Instructions for the task — Copy out the lines of the records below, and only those lines, from the one with "Write a LaTeX" through the one with "(0pt,0pt) rectangle (851.25pt,361.5pt);", exactly as they appear.

Code that draws figures:
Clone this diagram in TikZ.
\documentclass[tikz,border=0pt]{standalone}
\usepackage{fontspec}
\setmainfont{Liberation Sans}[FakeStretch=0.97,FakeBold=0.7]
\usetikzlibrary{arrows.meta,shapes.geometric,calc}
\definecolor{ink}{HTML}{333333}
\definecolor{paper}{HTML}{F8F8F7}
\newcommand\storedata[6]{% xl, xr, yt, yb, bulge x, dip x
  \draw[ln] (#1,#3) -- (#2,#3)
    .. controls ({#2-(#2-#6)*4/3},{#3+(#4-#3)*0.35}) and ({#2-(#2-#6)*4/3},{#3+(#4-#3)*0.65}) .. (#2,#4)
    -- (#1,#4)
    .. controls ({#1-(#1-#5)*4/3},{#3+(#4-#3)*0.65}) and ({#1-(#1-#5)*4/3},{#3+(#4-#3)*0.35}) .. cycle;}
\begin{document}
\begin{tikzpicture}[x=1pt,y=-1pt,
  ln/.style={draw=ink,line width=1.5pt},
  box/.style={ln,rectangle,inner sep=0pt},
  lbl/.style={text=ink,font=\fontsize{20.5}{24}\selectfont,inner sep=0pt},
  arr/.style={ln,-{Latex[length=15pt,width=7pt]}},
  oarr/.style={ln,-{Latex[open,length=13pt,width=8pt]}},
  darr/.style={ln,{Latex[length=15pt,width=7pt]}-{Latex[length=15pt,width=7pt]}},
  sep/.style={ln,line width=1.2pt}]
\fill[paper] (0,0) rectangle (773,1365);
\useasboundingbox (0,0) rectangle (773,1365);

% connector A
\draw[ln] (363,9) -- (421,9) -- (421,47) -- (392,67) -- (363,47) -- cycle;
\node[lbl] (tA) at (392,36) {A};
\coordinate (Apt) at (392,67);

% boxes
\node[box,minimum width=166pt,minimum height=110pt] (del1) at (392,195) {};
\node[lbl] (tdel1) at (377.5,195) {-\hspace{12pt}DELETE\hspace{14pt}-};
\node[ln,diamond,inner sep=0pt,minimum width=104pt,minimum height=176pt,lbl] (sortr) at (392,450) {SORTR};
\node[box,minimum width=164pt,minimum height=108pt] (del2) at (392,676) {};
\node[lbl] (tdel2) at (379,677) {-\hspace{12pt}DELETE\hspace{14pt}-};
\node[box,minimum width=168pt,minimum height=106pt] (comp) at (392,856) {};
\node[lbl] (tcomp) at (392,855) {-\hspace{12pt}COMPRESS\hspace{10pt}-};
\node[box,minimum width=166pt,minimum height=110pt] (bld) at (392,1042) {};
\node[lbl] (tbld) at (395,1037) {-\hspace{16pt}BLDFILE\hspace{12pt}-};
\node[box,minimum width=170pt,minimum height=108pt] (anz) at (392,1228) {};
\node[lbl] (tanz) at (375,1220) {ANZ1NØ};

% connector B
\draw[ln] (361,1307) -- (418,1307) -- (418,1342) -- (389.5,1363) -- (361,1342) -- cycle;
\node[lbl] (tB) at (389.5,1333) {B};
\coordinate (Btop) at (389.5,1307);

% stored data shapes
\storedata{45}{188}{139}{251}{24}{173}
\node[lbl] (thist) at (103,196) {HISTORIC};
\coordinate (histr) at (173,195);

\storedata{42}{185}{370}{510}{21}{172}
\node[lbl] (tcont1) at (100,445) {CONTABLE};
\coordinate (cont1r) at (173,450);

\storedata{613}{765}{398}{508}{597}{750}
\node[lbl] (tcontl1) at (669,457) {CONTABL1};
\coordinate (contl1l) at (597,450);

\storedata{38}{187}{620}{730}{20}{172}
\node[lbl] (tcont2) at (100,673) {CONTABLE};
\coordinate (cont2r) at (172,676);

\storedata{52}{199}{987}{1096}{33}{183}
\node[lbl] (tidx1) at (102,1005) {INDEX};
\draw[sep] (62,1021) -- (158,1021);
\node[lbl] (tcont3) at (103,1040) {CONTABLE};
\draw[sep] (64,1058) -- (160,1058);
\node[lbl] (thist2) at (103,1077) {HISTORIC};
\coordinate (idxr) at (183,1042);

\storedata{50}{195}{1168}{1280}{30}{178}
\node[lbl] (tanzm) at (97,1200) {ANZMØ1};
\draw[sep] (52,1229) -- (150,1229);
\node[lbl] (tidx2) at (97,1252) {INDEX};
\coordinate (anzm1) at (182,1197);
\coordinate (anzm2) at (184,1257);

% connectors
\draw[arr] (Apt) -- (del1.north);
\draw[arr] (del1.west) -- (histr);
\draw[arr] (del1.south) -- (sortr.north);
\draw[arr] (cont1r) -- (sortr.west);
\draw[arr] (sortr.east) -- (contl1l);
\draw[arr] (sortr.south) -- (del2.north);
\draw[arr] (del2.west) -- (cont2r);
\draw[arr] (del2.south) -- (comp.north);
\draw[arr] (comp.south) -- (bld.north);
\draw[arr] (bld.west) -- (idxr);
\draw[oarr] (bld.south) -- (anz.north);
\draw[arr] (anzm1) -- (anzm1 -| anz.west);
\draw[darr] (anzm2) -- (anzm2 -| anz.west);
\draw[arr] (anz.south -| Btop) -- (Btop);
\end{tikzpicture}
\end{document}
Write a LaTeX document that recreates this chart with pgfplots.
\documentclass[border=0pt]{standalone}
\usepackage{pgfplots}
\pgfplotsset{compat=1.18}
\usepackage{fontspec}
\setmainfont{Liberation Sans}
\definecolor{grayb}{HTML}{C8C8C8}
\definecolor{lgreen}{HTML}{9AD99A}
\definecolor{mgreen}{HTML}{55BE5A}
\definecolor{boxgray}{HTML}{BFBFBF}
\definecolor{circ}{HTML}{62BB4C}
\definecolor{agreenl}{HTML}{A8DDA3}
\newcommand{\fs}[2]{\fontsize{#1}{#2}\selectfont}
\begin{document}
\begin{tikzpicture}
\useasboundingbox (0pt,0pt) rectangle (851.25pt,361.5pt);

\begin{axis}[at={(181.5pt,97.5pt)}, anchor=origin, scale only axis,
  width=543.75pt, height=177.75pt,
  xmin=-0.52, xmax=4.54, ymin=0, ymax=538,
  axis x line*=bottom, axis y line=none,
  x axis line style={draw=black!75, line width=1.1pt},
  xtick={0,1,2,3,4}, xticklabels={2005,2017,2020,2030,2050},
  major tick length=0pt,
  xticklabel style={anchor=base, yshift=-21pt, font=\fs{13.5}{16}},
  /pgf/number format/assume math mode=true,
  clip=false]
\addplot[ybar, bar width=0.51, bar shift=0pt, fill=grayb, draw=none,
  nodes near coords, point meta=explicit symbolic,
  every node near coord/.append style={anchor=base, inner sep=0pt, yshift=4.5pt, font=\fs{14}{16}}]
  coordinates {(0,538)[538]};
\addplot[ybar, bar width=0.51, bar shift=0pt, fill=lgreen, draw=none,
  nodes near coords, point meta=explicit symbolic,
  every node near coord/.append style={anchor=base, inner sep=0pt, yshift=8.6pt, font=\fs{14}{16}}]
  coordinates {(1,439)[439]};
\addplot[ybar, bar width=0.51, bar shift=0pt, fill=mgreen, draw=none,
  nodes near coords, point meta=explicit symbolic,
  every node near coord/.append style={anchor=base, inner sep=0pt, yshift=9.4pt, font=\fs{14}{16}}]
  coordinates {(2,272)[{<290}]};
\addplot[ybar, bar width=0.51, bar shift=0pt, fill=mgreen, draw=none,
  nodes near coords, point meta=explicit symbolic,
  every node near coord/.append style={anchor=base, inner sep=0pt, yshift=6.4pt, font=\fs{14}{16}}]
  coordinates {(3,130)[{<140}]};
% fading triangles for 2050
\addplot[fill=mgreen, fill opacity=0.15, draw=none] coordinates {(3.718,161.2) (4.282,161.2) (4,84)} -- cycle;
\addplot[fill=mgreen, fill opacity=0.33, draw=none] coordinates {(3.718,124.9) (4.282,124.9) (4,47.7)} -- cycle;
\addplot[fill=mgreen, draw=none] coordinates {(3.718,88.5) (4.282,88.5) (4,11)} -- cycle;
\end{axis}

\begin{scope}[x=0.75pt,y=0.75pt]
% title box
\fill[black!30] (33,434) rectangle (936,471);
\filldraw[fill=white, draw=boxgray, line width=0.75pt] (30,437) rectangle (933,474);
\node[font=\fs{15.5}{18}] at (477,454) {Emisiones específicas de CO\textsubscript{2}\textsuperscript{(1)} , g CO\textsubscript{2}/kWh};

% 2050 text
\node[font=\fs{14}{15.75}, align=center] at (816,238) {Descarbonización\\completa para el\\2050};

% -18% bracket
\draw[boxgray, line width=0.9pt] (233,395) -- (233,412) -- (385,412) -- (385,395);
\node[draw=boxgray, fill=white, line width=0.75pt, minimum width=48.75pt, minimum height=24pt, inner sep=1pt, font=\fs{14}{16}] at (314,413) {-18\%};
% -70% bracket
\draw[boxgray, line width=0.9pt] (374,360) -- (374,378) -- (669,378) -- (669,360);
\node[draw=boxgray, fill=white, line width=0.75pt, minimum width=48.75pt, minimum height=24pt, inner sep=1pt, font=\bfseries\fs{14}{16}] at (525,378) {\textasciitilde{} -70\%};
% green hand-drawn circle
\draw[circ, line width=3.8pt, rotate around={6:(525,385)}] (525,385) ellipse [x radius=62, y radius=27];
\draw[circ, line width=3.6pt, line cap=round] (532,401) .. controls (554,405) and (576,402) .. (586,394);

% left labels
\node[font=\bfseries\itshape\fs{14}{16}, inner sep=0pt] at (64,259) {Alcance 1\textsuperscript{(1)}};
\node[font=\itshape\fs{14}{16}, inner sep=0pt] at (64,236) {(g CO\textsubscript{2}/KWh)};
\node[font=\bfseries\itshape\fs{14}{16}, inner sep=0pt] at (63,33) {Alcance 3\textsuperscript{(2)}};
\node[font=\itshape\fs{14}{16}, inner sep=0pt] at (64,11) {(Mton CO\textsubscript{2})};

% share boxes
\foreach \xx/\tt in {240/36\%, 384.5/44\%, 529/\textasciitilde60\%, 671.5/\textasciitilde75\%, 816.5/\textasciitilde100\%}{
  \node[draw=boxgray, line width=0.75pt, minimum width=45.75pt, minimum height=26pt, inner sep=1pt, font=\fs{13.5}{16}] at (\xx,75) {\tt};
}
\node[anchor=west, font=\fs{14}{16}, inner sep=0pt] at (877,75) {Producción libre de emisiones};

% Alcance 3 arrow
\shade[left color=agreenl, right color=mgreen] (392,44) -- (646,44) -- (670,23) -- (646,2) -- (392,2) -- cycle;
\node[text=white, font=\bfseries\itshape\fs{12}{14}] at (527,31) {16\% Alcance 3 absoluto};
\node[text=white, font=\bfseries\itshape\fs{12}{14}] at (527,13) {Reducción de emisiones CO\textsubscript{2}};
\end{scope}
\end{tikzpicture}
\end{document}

Expected output —
Write a LaTeX document that recreates this chart with pgfplots.
\documentclass[border=0pt]{standalone}
\usepackage{pgfplots}
\pgfplotsset{compat=1.18}
\usepackage{fontspec}
\setmainfont{Liberation Sans}
\definecolor{grayb}{HTML}{C8C8C8}
\definecolor{lgreen}{HTML}{9AD99A}
\definecolor{mgreen}{HTML}{55BE5A}
\definecolor{boxgray}{HTML}{BFBFBF}
\definecolor{circ}{HTML}{62BB4C}
\definecolor{agreenl}{HTML}{A8DDA3}
\newcommand{\fs}[2]{\fontsize{#1}{#2}\selectfont}
\begin{document}
\begin{tikzpicture}
\useasboundingbox (0pt,0pt) rectangle (851.25pt,361.5pt);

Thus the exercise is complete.